Islam Radikal Gunakan Masjid sebagai Kendaraan
Dalam derajat yang beragam, kelompok Islam radikal telah menggunakan masjid sebagai kendaraan untuk penyebaran ideologinya. Demikian temuan riset yang dilakukan Center for the Study of Religion and Cultural UIN Syarif Hidayatullah Jakarta. Penelitian yang dilakukan pada September-Desember 2009 lalu itu menyasar 10 masjid di Solo, Jawa Tengah, yang ditengarai menjadi salah satu pusat radikalisme Islam.
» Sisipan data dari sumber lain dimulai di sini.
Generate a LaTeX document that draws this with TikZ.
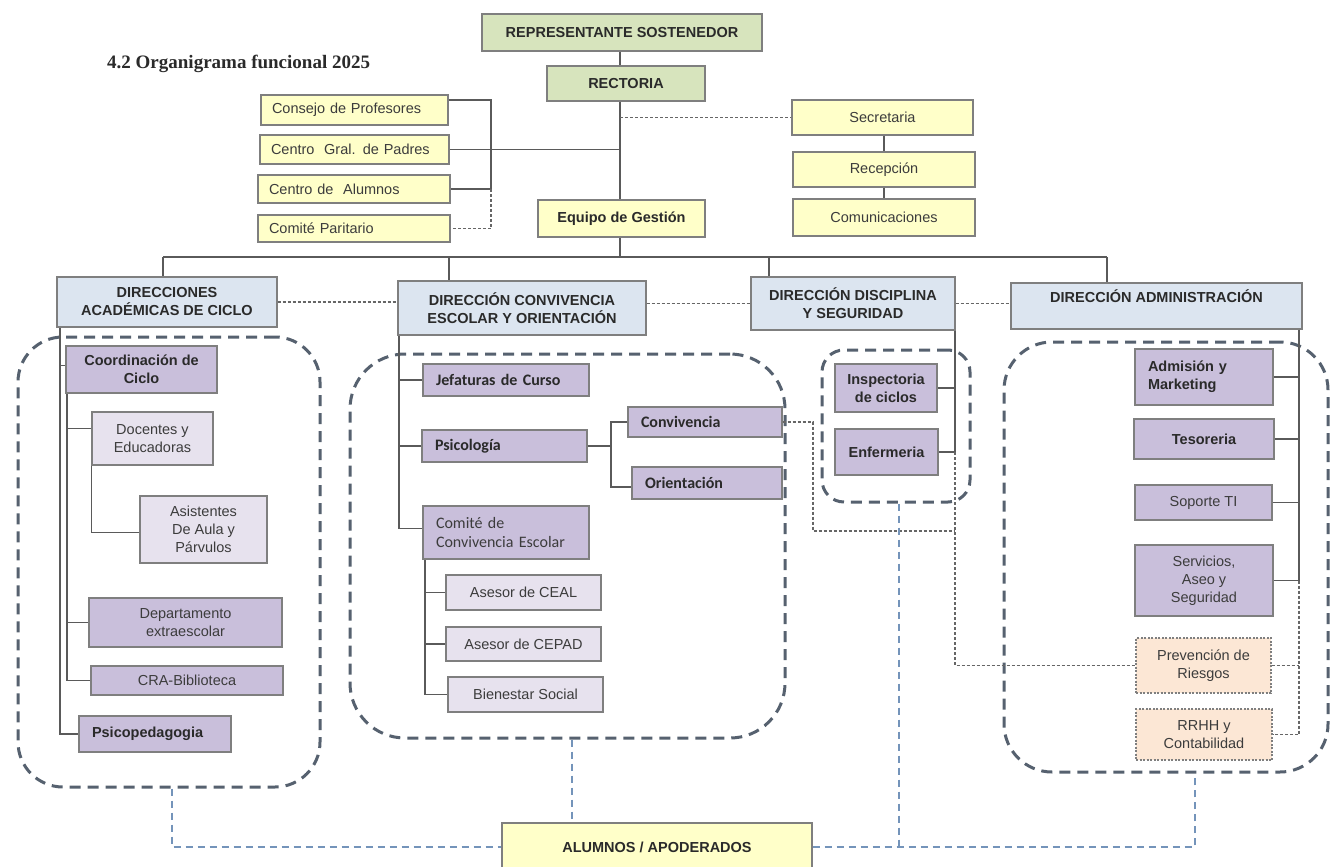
\documentclass[tikz,border=0pt]{standalone}
\usepackage{fontspec}
\setmainfont{Liberation Sans}
\newfontfamily\calf{Carlito}
\newfontfamily\serf{Liberation Serif}
\definecolor{gfill}{HTML}{D7E4BD}
\definecolor{yfill}{HTML}{FFFFC9}
\definecolor{hfill}{HTML}{DCE5F0}
\definecolor{pfill}{HTML}{C9BFDB}
\definecolor{lfill}{HTML}{E7E2EE}
\definecolor{ofill}{HTML}{FCE7D5}
\definecolor{bline}{HTML}{7F7F7F}
\definecolor{cline}{HTML}{5A5A5A}
\definecolor{dline}{HTML}{666666}
\definecolor{contc}{HTML}{56616F}
\definecolor{bdc}{HTML}{7494BA}
\definecolor{txt}{HTML}{2A2A2A}
\definecolor{txtn}{HTML}{3C3C3C}
\begin{document}
\begin{tikzpicture}[x=1pt,y=-1pt,
  box/.style={draw=bline,line width=1.2pt,inner sep=2pt,align=center,text=txtn,font=\fontsize{14.5}{18}\selectfont},
  bb/.style={text=txt,font=\fontsize{14.5}{18}\selectfont\bfseries},
  cb/.style={text=txt,font=\calf\fontsize{16}{19}\selectfont\bfseries},
  cr/.style={text=txtn,font=\calf\fontsize{16}{19}\selectfont},
  gbox/.style={box,fill=gfill,bb},
  ybox/.style={box,fill=yfill},
  hbox/.style={box,fill=hfill,bb},
  pbox/.style={box,fill=pfill},
  lbox/.style={box,fill=lfill},
  obox/.style={box,fill=ofill,dash pattern=on 2pt off 1.5pt},
  lft/.style={align=left,inner xsep=13pt,text width=#1},
  conn/.style={draw=cline,line width=1.6pt},
  dotc/.style={draw=dline,line width=1.6pt,dash pattern=on 3pt off 2pt},
  cont/.style={draw=contc,line width=3pt,dash pattern=on 11pt off 7pt,rounded corners=#1,inner sep=0pt},
  bdash/.style={draw=bdc,line width=1.8pt,dash pattern=on 7pt off 5pt},
]
\fill[white] (0,0) rectangle (1330,867);
\useasboundingbox (0,0) rectangle (1330,867);

% title
\node[anchor=base west,inner sep=0pt,text=txt,font=\serf\bfseries\fontsize{19}{23}\selectfont] (title) at (107,68) {4.2 Organigrama funcional 2025};

% top
\node[gbox,minimum width=280,minimum height=37] (rep) at (622,32.5) {REPRESENTANTE SOSTENEDOR};
\node[gbox,minimum width=158,minimum height=35] (rect) at (626,83.5) {RECTORIA};
\node[ybox,lft=165,inner xsep=11pt,minimum height=30] (cons) at (354.5,110) {Consejo de Profesores};
\node[ybox,lft=167,inner xsep=11pt,minimum height=29] (gral) at (354.5,149.5) {Centro~ Gral. de Padres};
\node[ybox,lft=170,inner xsep=11pt,minimum height=28] (alu) at (354,189) {Centro de~ Alumnos};
\node[ybox,lft=170,inner xsep=11pt,minimum height=27] (comi) at (354,228.5) {Comité Paritario};
\node[ybox,minimum width=181,minimum height=35] (sec) at (882.5,117.5) {Secretaria};
\node[ybox,minimum width=182,minimum height=35] (rec) at (884,169.5) {Recepción};
\node[ybox,minimum width=182,minimum height=37] (com) at (884,217.5) {Comunicaciones};
\node[ybox,bb,minimum width=167,minimum height=37] (eq) at (621.5,218.5) {Equipo de Gestión};

% headers
\node[hbox,minimum width=220,minimum height=50] (dac) at (167,302) {DIRECCIONES\\ACADÉMICAS DE CICLO};
\node[hbox,minimum width=248,minimum height=54] (dce) at (522,308) {DIRECCIÓN CONVIVENCIA\\ESCOLAR Y ORIENTACIÓN};
\node[hbox,minimum width=204,minimum height=53] (dds) at (853,303.5) {DIRECCIÓN DISCIPLINA\\Y SEGURIDAD};
\node[hbox,minimum width=291,minimum height=46] (dad) at (1156.5,306) {DIRECCIÓN ADMINISTRACIÓN\\[-4pt]\strut};

% left group
\node[pbox,bb,minimum width=151,minimum height=47] (coord) at (141.5,369.5) {Coordinación de\\Ciclo};
\node[lbox,minimum width=121,minimum height=53] (doc) at (152.5,438.5) {Docentes y\\Educadoras};
\node[lbox,minimum width=127,minimum height=67] (asis) at (203.5,529.5) {Asistentes\\De Aula y\\Párvulos};
\node[pbox,minimum width=193,minimum height=49] (dep) at (185.5,622.5) {Departamento\\extraescolar};
\node[pbox,minimum width=192,minimum height=29] (cra) at (187,680.5) {CRA-Biblioteca};
\node[pbox,bb,lft=126,minimum height=36] (psp) at (155,734) {Psicopedagogia};

% middle group
\node[pbox,cb,lft=140,minimum height=32] (jef) at (506,380) {Jefaturas de Curso};
\node[pbox,cb,lft=139,minimum height=32] (psi) at (504.5,446) {Psicología};
\node[pbox,cb,lft=128,minimum height=30] (conv) at (705,422) {Convivencia};
\node[pbox,cb,lft=124,minimum height=32] (ori) at (707,483) {Orientación};
\node[pbox,cr,lft=140,minimum height=53] (ccv) at (506,532.5) {Comité de\\Convivencia Escolar};
\node[lbox,minimum width=155,minimum height=35] (ceal) at (523.5,592.5) {Asesor de CEAL};
\node[lbox,minimum width=155,minimum height=34] (cepad) at (523.5,644) {Asesor de CEPAD};
\node[lbox,minimum width=155,minimum height=35] (bien) at (525.5,694.5) {Bienestar Social};

% discipline group
\node[pbox,bb,minimum width=102,minimum height=48] (insp) at (886,388) {Inspectoria\\de ciclos};
\node[pbox,bb,minimum width=103,minimum height=46] (enf) at (886.5,452) {Enfermeria};

% admin group
\node[pbox,bb,lft=112,minimum height=56] (adm) at (1204,377) {Admisión y\\Marketing};
\node[pbox,bb,minimum width=140,minimum height=40] (tes) at (1204,439) {Tesoreria};
\node[pbox,minimum width=137,minimum height=35] (sop) at (1203.5,502.5) {Soporte TI};
\node[pbox,minimum width=138,minimum height=71] (serv) at (1204,580.5) {Servicios,\\Aseo y\\Seguridad};
\node[obox,minimum width=135,minimum height=55] (prev) at (1203.5,665.5) {Prevención de\\Riesgos};
\node[obox,minimum width=136,minimum height=51] (rrhh) at (1204,734.5) {RRHH y\\Contabilidad};

% bottom
\node[ybox,bb,minimum width=310,minimum height=48] (alum) at (657,847) {ALUMNOS / APODERADOS};

% containers
\node[cont=45,minimum width=302,minimum height=450] (c1) at (169,562) {};
\node[cont=55,minimum width=435,minimum height=384] (c2) at (567.5,546) {};
\node[cont=22,minimum width=148,minimum height=152] (c3) at (896,426) {};
\node[cont=48,minimum width=324,minimum height=430] (c4) at (1166,557) {};

% spine coordinates
\coordinate (sp) at (620,0);
\coordinate (vl) at (491,0);
\coordinate (hl) at (0,257);
\coordinate (d1) at (163,257);
\coordinate (d2) at (449,257);
\coordinate (d3) at (769,257);
\coordinate (d4) at (1107,257);

% top connectors
\draw[conn] (rep.south -| sp) -- (rect.north -| sp);
\draw[conn] (rect.south -| sp) -- (eq.north -| sp);
\draw[conn] (eq.south -| sp) -- (sp |- hl);
\draw[conn] ([yshift=10pt]cons.east) -- ([yshift=10pt]cons.east -| vl) -- (vl |- alu.east) -- (alu.east);
\draw[conn] (gral.east) -- (gral.east -| sp);
\draw[dotc] (vl |- alu.east) -- (vl |- comi.east) -- (comi.east);
\draw[dotc] (sec.west -| sp) -- (sec.west);
\draw[conn] (sec.south -| rec.north) -- (rec.north);
\draw[conn] (rec.south) -- (com.north);
\draw[conn] (d1) -- (d4);
\draw[conn] (d1) -- (d1 |- dac.north);
\draw[conn] (d2) -- (d2 |- dce.north);
\draw[conn] (d3) -- (d3 |- dds.north);
\draw[conn] (d4) -- (d4 |- dad.north);
\draw[dotc] (dac.east) -- (dac.east -| dce.west);
\draw[dotc] (dds.west -| dce.east) -- (dds.west);
\draw[dotc] (dds.east) -- (dds.east -| dad.west);

% left group connectors
\coordinate (v1) at (60,0);
\coordinate (v1b) at (67,0);
\draw[conn] (v1 |- dac.south) -- (v1 |- psp.west) -- (psp.west);
\draw[conn] ([yshift=4pt]coord.west -| v1) -- ([yshift=4pt]coord.west);
\draw[conn] (v1b |- coord.south) -- (v1b |- cra.west) -- (cra.west);
\draw[conn] ([yshift=10pt]doc.west -| v1b) -- ([yshift=10pt]doc.west);
\draw[conn] (dep.west -| v1b) -- (dep.west);
\draw[conn] (doc.south west) -- ([yshift=-3pt]doc.south west |- asis.west) -- ([yshift=-3pt]asis.west);

% middle group connectors
\coordinate (v2) at (399,0);
\coordinate (v3) at (611,0);
\coordinate (v4) at (425,0);
\draw[conn] (v2 |- dce.south) -- ([yshift=4pt]v2 |- ccv.west) -- ([yshift=4pt]ccv.west);
\draw[conn] (jef.west -| v2) -- (jef.west);
\draw[conn] (psi.west -| v2) -- (psi.west);
\draw[conn] (psi.east) -- (psi.east -| v3);
\draw[conn] (conv.west) -- (conv.west -| v3) -- ([yshift=-4pt]v3 |- ori.west) -- ([yshift=-4pt]ori.west);
\draw[conn] (v4 |- ccv.south) -- (v4 |- bien.west) -- (bien.west);
\draw[conn] (ceal.west -| v4) -- (ceal.west);
\draw[conn] (cepad.west -| v4) -- (cepad.west);

% discipline connectors
\coordinate (v5) at (955,0);
\coordinate (v6) at (813,0);
\coordinate (h6) at (0,531);
\draw[conn] (v5 |- dds.south) -- (v5 |- enf.east) -- (enf.east);
\draw[conn] (insp.east -| v5) -- (insp.east);
\draw[dotc] (v5 |- enf.east) -- (v5 |- prev.west) -- (prev.west);
\draw[dotc] (conv.east) -- (conv.east -| v6) -- (v6 |- h6) -- (v5 |- h6);

% admin connectors
\coordinate (v7) at (1299,0);
\draw[conn] (v7 |- dad.south) -- (v7 |- serv.east) -- (serv.east);
\draw[conn] (adm.east) -- (adm.east -| v7);
\draw[conn] (tes.east) -- (tes.east -| v7);
\draw[conn] (sop.east) -- (sop.east -| v7);
\draw[dotc] (v7 |- serv.east) -- (v7 |- rrhh.east) -- (rrhh.east);
\draw[dotc] (prev.east) -- (prev.east -| v7);

% bottom dashed connectors
\coordinate (b1) at (172,0);
\coordinate (b2) at (572,0);
\coordinate (b3) at (899,0);
\coordinate (b4) at (1195,0);
\draw[bdash] (b1 |- c1.south) -- (b1 |- alum.west) -- (alum.west);
\draw[bdash] (b2 |- c2.south) -- (b2 |- alum.north);
\draw[bdash] (b3 |- c3.south) -- (b3 |- alum.east);
\draw[bdash] (alum.east) -- (b4 |- alum.east) -- (b4 |- c4.south);
\end{tikzpicture}
\end{document}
Kesepuluh masjid tersebut adalah: Masjid Kottabarat di kecamatan Banjarsari, al-Islam di Mangkunegaran, al-Firdaus di Gendingan kecamatan Jebres, al-Kahfi di Mojosongo, masjid Kampus UNS Nurul Huda di Kentingan, Masid Komplek al-Hikmah, di Serengan, Masjid Agung Solo di Pasar Kliwon, Masjid Pesantren Jamsaren di Serengan, Masjid Besar Laweyan, dan Masjid al-Muttaqien Kartopuran yang berada di Gedung Umat Islam Laweyan.
Penelitian yang merupakan lanjutan dari riset sebelumnya bertajuk “Pemetaan Ideologi masjid-masjid di DKI Jakarta itu bertujuan untuk memetakan dan membuktikan sejauh mana infiltrasi ideology Islam eadikal di masjid-masjid yang berada di kota Solo.
“Kemunculan kelompok-kelompok Islam garis keras seperti laskar-laskar Islam, Pesantren al-Mukmin Ngruki, HTI, dsb menjadi pertimbangan kami mengapa memilih Solo,” jelas Irfan Abubakar salah seorang peneliti CSRC yang mempresentasikan hasil penelitiannya dalam seminar hasil penelitian tersebut pada awal (7/1) Januari lalu di Jakarta.
Selain temuan di atas, riset ini juga menjelaskan bahwa pengaruh radikalisme yang tinggi tidak hanya di masjid-masjid yang terkenal eksklusif dan berafiliasi dengan ormas Islam garis keras seperti Masjid Gumuk yang dikelola LPIS dan Masjid al-Kahfi yang dikelola Hidayatullah, tapi juga masjid-masjid yang berada di wilayah terbuka seperti Masjid al-Muttaqien di Kartoporan.
“Masjid-masjid yang diasumsikan terbuka dan moderat sekalipun, seperti masjid kampus umum, masjid pesantren tradisional, masjid komunitas heterogen, tidak luput dari pengaruh radikalisme, meskipun dengan level yang lebih rendah,” papar Irfan.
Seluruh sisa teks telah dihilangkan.